OBJECTIVE
Below are the records; give again exactly the lines from the one containing "Give me the matplotlib source for this chart." through the one containing "edgecolor='none', zorder=-10))", leaving out pictures.

Plotting code records:
────────

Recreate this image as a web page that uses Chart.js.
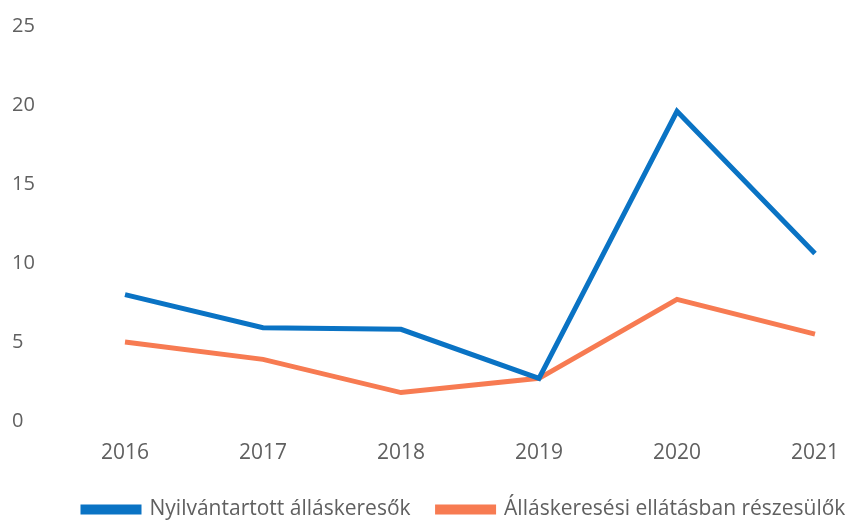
<!DOCTYPE html>
<html lang="hu">
<head>
<meta charset="utf-8">
<title>Álláskeresők 2016–2021</title>
<script src="https://cdn.jsdelivr.net/npm/chart.js@4.4.1/dist/chart.umd.min.js"></script>
<style>
  html, body { margin: 0; padding: 0; background: #fff; }
  #wrap { width: 858px; height: 522px; position: relative; }
</style>
</head>
<body>
<div id="wrap"><canvas id="chart"></canvas></div>
<script>
// évek és a két sorozat
const evek = ['2016', '2017', '2018', '2019', '2020', '2021'];
const nyilvantartott = [8.0, 5.9, 5.8, 2.7, 19.6, 10.6];
const ellatasban = [5.0, 3.9, 1.8, 2.7, 7.7, 5.5];
const yTicks = [0, 5, 10, 15, 20, 25];

const KEK = '#0A73C4';
const NARANCS = '#F77B52';
const SZURKE = '#606060';
const BETU = 'Open Sans';

const hatter = {
  id: 'hatter',
  beforeDraw(chart) {
    const { ctx, width, height } = chart;
    ctx.save();
    ctx.fillStyle = '#ffffff';
    ctx.fillRect(0, 0, width, height);
    ctx.restore();
  },
};

// a jelmagyarázat kicsit jobbra és lejjebb tolva, mint az eredetin
const legendTolas = {
  id: 'legendTolas',
  afterLayout(chart) {
    const lg = chart.legend;
    if (!lg) return;
    lg.left += 44;
    lg.right += 44;
    lg.top += 8;
    lg.bottom += 8;
  },
};

new Chart(document.getElementById('chart'), {
  type: 'line',
  data: {
    labels: evek,
    datasets: [
      {
        label: 'Nyilvántartott álláskeresők',
        data: nyilvantartott,
        borderColor: KEK,
        backgroundColor: KEK,
        borderWidth: 5,
        pointRadius: 0,
        tension: 0,
      },
      {
        label: 'Álláskeresési ellátásban részesülők',
        data: ellatasban,
        borderColor: NARANCS,
        backgroundColor: NARANCS,
        borderWidth: 5,
        pointRadius: 0,
        tension: 0,
      },
    ],
  },
  options: {
    responsive: true,
    maintainAspectRatio: false,
    animation: false,
    layout: { padding: { top: 26, right: 25, left: 12, bottom: 0 } },
    scales: {
      x: {
        offset: false,
        grid: { display: false, drawTicks: false },
        border: { display: false },
        ticks: { color: SZURKE, font: { family: BETU, size: 21 }, padding: 19, maxRotation: 0 },
        afterFit(scale) { scale.height = 43; },
      },
      y: {
        min: 0,
        max: 25,
        grid: { display: false, drawTicks: false },
        border: { display: false },
        afterBuildTicks(scale) { scale.ticks = yTicks.map((v) => ({ value: v })); },
        ticks: { color: SZURKE, font: { family: BETU, size: 20 }, padding: 0, crossAlign: 'far' },
        afterFit(scale) { scale.width = 113; },
      },
    },
    plugins: {
      legend: {
        position: 'bottom',
        align: 'start',
        labels: {
          boxWidth: 56,
          boxHeight: 5,
          padding: 27,
          color: SZURKE,
          font: { family: BETU, size: 21 },
        },
      },
      tooltip: { enabled: false },
    },
  },
  plugins: [hatter, legendTolas],
});
</script>
</body>
</html>
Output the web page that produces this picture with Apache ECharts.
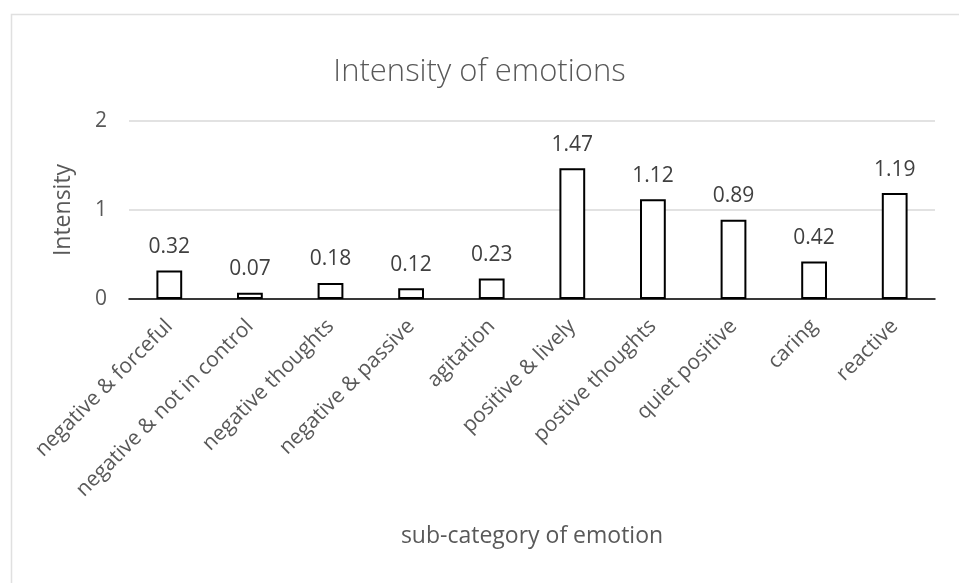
<!DOCTYPE html>
<html>
<head>
<meta charset="utf-8">
<script src="https://cdn.jsdelivr.net/npm/echarts@6/dist/echarts.min.js"></script>
<style>
html,body{margin:0;padding:0;background:#fff;}
#chart{width:959px;height:583px;}
</style>
</head>
<body>
<div id="chart"></div>
<script>
const categories = ["negative & forceful","negative & not in control","negative thoughts","negative & passive","agitation","positive & lively","postive thoughts","quiet positive","caring","reactive"];
const values = [0.32,0.07,0.18,0.12,0.23,1.47,1.12,0.89,0.42,1.19];
const yTicks = [0,1,2];
const titleText = "Intensity of emotions";
const xName = "sub-category of emotion";
const yName = "Intensity";

const FONT = "Open Sans";
const TXT = "#595959";
const chart = echarts.init(document.getElementById('chart'), null, {renderer:'canvas'});
chart.setOption({
  backgroundColor:'#fff',
  animation:false,
  graphic:[{
    type:'rect', left:9, top:12, shape:{width:960, height:600},
    style:{fill:'none', stroke:'#e0e0e0', lineWidth:1.5}, silent:true
  }],
  title:{
    text:titleText, left:'center', top:52,
    textStyle:{fontFamily:FONT, fontSize:31, fontWeight:300, color:TXT}
  },
  grid:{left:129, right:24, top:121, bottom:284, containLabel:false},
  xAxis:{
    type:'category', data:categories,
    name:xName, nameLocation:'middle', nameGap:226,
    nameTextStyle:{fontFamily:FONT, fontSize:23, color:TXT},
    axisLine:{lineStyle:{color:'#000', width:1.5}},
    axisTick:{show:false},
    axisLabel:{rotate:45, interval:0, margin:24, fontFamily:FONT, fontSize:21, color:TXT}
  },
  yAxis:{
    type:'value', min:yTicks[0], max:yTicks[yTicks.length-1], interval:1,
    name:yName, nameLocation:'middle', nameGap:54,
    nameTextStyle:{fontFamily:FONT, fontSize:23, color:TXT},
    axisLine:{show:false}, axisTick:{show:false},
    axisLabel:{margin:22, fontFamily:FONT, fontSize:21, color:TXT},
    splitLine:{lineStyle:{color:'#d9d9d9', width:1.5}}
  },
  series:[{
    type:'bar', data:values, barWidth:'32%',
    itemStyle:{color:'#fff', borderColor:'#000', borderWidth:2},
    label:{show:true, position:'top', distance:13, fontFamily:FONT, fontSize:21, color:'#404040',
      formatter:p=>p.value.toFixed(2)}
  }]
});
</script>
</body>
</html>
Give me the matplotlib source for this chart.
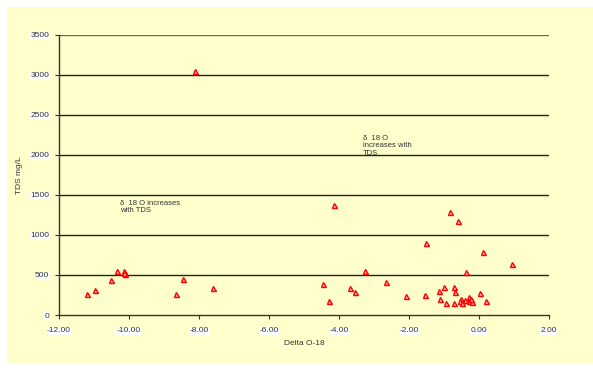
import matplotlib
matplotlib.use("Agg")
import matplotlib.pyplot as plt
from matplotlib.patches import Rectangle

delta_o18 = [-8.11, -11.19, -10.98, -10.51, -10.35, -10.13, -10.12, -10.14,
             -8.65, -8.46, -7.61,
             -4.13, -0.82, -0.58, -1.51, 0.13, 0.95, -3.25, -0.37, -2.66,
             -4.44, -3.67, -3.54, -4.27, -2.09, -1.53, -1.13, -0.98, -1.10,
             -0.94, -0.71, -0.68, -0.70, -0.51, -0.53, -0.49, -0.27, -0.28,
             -0.18, 0.04, 0.20, -0.40, -0.22]
tds = [3046, 258, 308, 441, 549, 545, 510, 520,
       262, 445, 337,
       1373, 1290, 1173, 895, 790, 641, 545, 533, 412,
       383, 341, 291, 171, 233, 246, 300, 345, 204,
       154, 354, 287, 150, 204, 179, 150, 221, 179,
       166, 275, 171, 190, 200]

x_ticks = [-12, -10, -8, -6, -4, -2, 0, 2]
y_ticks = [0, 500, 1000, 1500, 2000, 2500, 3000, 3500]

plt.rcParams['font.family'] = ['Liberation Sans', 'DejaVu Sans']

fig = plt.figure(figsize=(5.93, 3.68), dpi=100)
fig.patch.set_facecolor('white')
bg = '#FFFFCC'
fig.patches.append(Rectangle((7/593, 1-363/368), (593-7)/593, (363-7)/368,
                             transform=fig.transFigure, facecolor=bg,
                             edgecolor='none', zorder=-10))

ax = fig.add_axes([59/593, 1-315/368, (548.7-59)/593, (315-34.7)/368])
ax.set_facecolor(bg)
ax.set_xlim(-12, 2)
ax.set_ylim(0, 3500)
ax.set_xticks(x_ticks)
ax.set_yticks(y_ticks)
ax.set_xticklabels([f"{v:.2f}" for v in x_ticks])
ax.set_yticklabels([str(v) for v in y_ticks])
for lab in ax.get_xticklabels() + ax.get_yticklabels():
    lab.set_bbox(dict(facecolor='white', edgecolor='none', pad=0.5))
ax.tick_params(axis='both', labelsize=6, length=3, width=0.8, color='#333333',
               direction='out', labelcolor='#333333')
ax.tick_params(axis='x', pad=6)
ax.tick_params(axis='y', pad=4)

for y in y_ticks[1:]:
    ax.axhline(y, color='#6b6b50' if y == 3500 else '#222222', lw=1.0, zorder=1)

for s in ['top', 'right']:
    ax.spines[s].set_visible(False)
for s in ['left', 'bottom']:
    ax.spines[s].set_color('#333333')
    ax.spines[s].set_linewidth(1.0)

ax.plot(delta_o18, tds, linestyle='none', marker='^', markersize=3.6,
        markerfacecolor='#ffb0b0', markeredgecolor='red', markeredgewidth=1.0,
        zorder=3)

ax.set_xlabel('Delta O-18', fontsize=6, color='#333333', labelpad=4)
ax.set_ylabel('TDS mg/L', fontsize=6, color='#333333', labelpad=5)

ax.text(-10.25, 1440, 'δ  18 O increases\nwith TDS', fontsize=5.5,
        color='#333333', va='top', ha='left', linespacing=1.1)
ax.text(-3.31, 2250, 'δ  18 O\nincreases with\nTDS', fontsize=5.5,
        color='#333333', va='top', ha='left', linespacing=1.1)

fig.savefig('out.png', dpi=100, facecolor=fig.get_facecolor())
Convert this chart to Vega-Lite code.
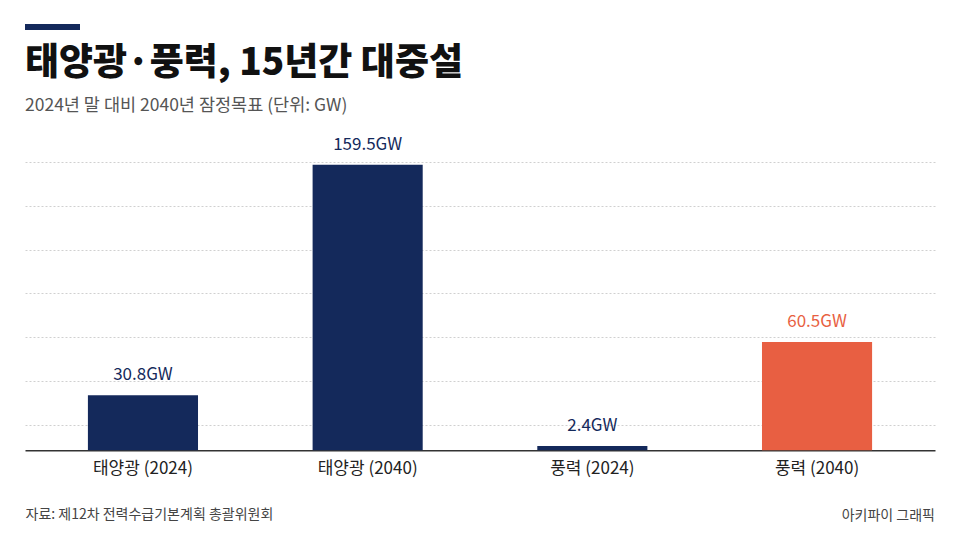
{
  "$schema": "https://vega.github.io/schema/vega-lite/v6.json",
  "background": "white",
  "padding": {"left": 25, "top": 24, "right": 25, "bottom": 0},
  "config": {"font": "Noto Sans CJK KR", "view": {"stroke": null}},
  "title": {"text": "아키파이 그래픽", "orient": "bottom", "anchor": "end", "fontSize": 14, "fontWeight": "normal", "color": "#444444", "offset": -12},
  "spacing": 15,
  "vconcat": [
    {
      "width": 55,
      "height": 6,
      "view": {"fill": "#14295b", "stroke": null},
      "data": {"values": [{}]},
      "mark": {"type": "point", "opacity": 0},
      "encoding": {}
    },
    {
      "width": 910,
      "height": 288.3,
      "title": {
        "text": "태양광·풍력, 15년간 대중설",
        "subtitle": "2024년 말 대비 2040년 잠정목표 (단위: GW)",
        "anchor": "start",
        "fontSize": 37,
        "fontWeight": 900,
        "color": "#111111",
        "subtitleFontSize": 17.5,
        "subtitleColor": "#555555",
        "subtitlePadding": 14,
        "offset": 20
      },
      "data": {
        "values": [
          {"항목": "태양광 (2024)", "용량": 30.8, "표시": "30.8GW", "구분": "기본"},
          {"항목": "태양광 (2040)", "용량": 159.5, "표시": "159.5GW", "구분": "기본"},
          {"항목": "풍력 (2024)", "용량": 2.4, "표시": "2.4GW", "구분": "기본"},
          {"항목": "풍력 (2040)", "용량": 60.5, "표시": "60.5GW", "구분": "강조"}
        ]
      },
      "encoding": {
        "x": {
          "field": "항목",
          "type": "nominal",
          "sort": null,
          "scale": {"paddingInner": 0.51, "paddingOuter": 0.28},
          "axis": {
            "title": "자료: 제12차 전력수급기본계획 총괄위원회",
            "titleAnchor": "start",
            "titleAlign": "left",
            "titleFontSize": 14,
            "titleFontWeight": "normal",
            "titleColor": "#444444",
            "titlePadding": 31,
            "labelAngle": 0,
            "labelFontSize": 17,
            "labelColor": "#222222",
            "labelPadding": 10,
            "ticks": false,
            "domainColor": "#333333",
            "domainWidth": 1.5
          }
        },
        "y": {
          "field": "용량",
          "type": "quantitative",
          "scale": {"domain": [0, 161.06], "nice": false},
          "axis": {
            "values": [14.25, 38.72, 63.18, 87.65, 112.12, 136.59, 161.06],
            "grid": true,
            "gridColor": "#d0d0d0",
            "gridDash": [2, 2],
            "gridWidth": 1,
            "labels": false,
            "ticks": false,
            "domain": false,
            "title": null
          }
        },
        "color": {
          "field": "구분",
          "type": "nominal",
          "scale": {"domain": ["기본", "강조"], "range": ["#14295b", "#e85f42"]},
          "legend": null
        }
      },
      "layer": [
        {"mark": {"type": "bar"}},
        {
          "mark": {"type": "text", "baseline": "bottom", "dy": -11, "fontSize": 17},
          "encoding": {"text": {"field": "표시"}}
        }
      ]
    }
  ]
}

────────

FINISHED ANSWER
Give me the matplotlib source for this chart.
import matplotlib
matplotlib.use("Agg")
import matplotlib.pyplot as plt
from matplotlib.patches import Rectangle

delta_o18 = [-8.11, -11.19, -10.98, -10.51, -10.35, -10.13, -10.12, -10.14,
             -8.65, -8.46, -7.61,
             -4.13, -0.82, -0.58, -1.51, 0.13, 0.95, -3.25, -0.37, -2.66,
             -4.44, -3.67, -3.54, -4.27, -2.09, -1.53, -1.13, -0.98, -1.10,
             -0.94, -0.71, -0.68, -0.70, -0.51, -0.53, -0.49, -0.27, -0.28,
             -0.18, 0.04, 0.20, -0.40, -0.22]
tds = [3046, 258, 308, 441, 549, 545, 510, 520,
       262, 445, 337,
       1373, 1290, 1173, 895, 790, 641, 545, 533, 412,
       383, 341, 291, 171, 233, 246, 300, 345, 204,
       154, 354, 287, 150, 204, 179, 150, 221, 179,
       166, 275, 171, 190, 200]

x_ticks = [-12, -10, -8, -6, -4, -2, 0, 2]
y_ticks = [0, 500, 1000, 1500, 2000, 2500, 3000, 3500]

plt.rcParams['font.family'] = ['Liberation Sans', 'DejaVu Sans']

fig = plt.figure(figsize=(5.93, 3.68), dpi=100)
fig.patch.set_facecolor('white')
bg = '#FFFFCC'
fig.patches.append(Rectangle((7/593, 1-363/368), (593-7)/593, (363-7)/368,
                             transform=fig.transFigure, facecolor=bg,
                             edgecolor='none', zorder=-10))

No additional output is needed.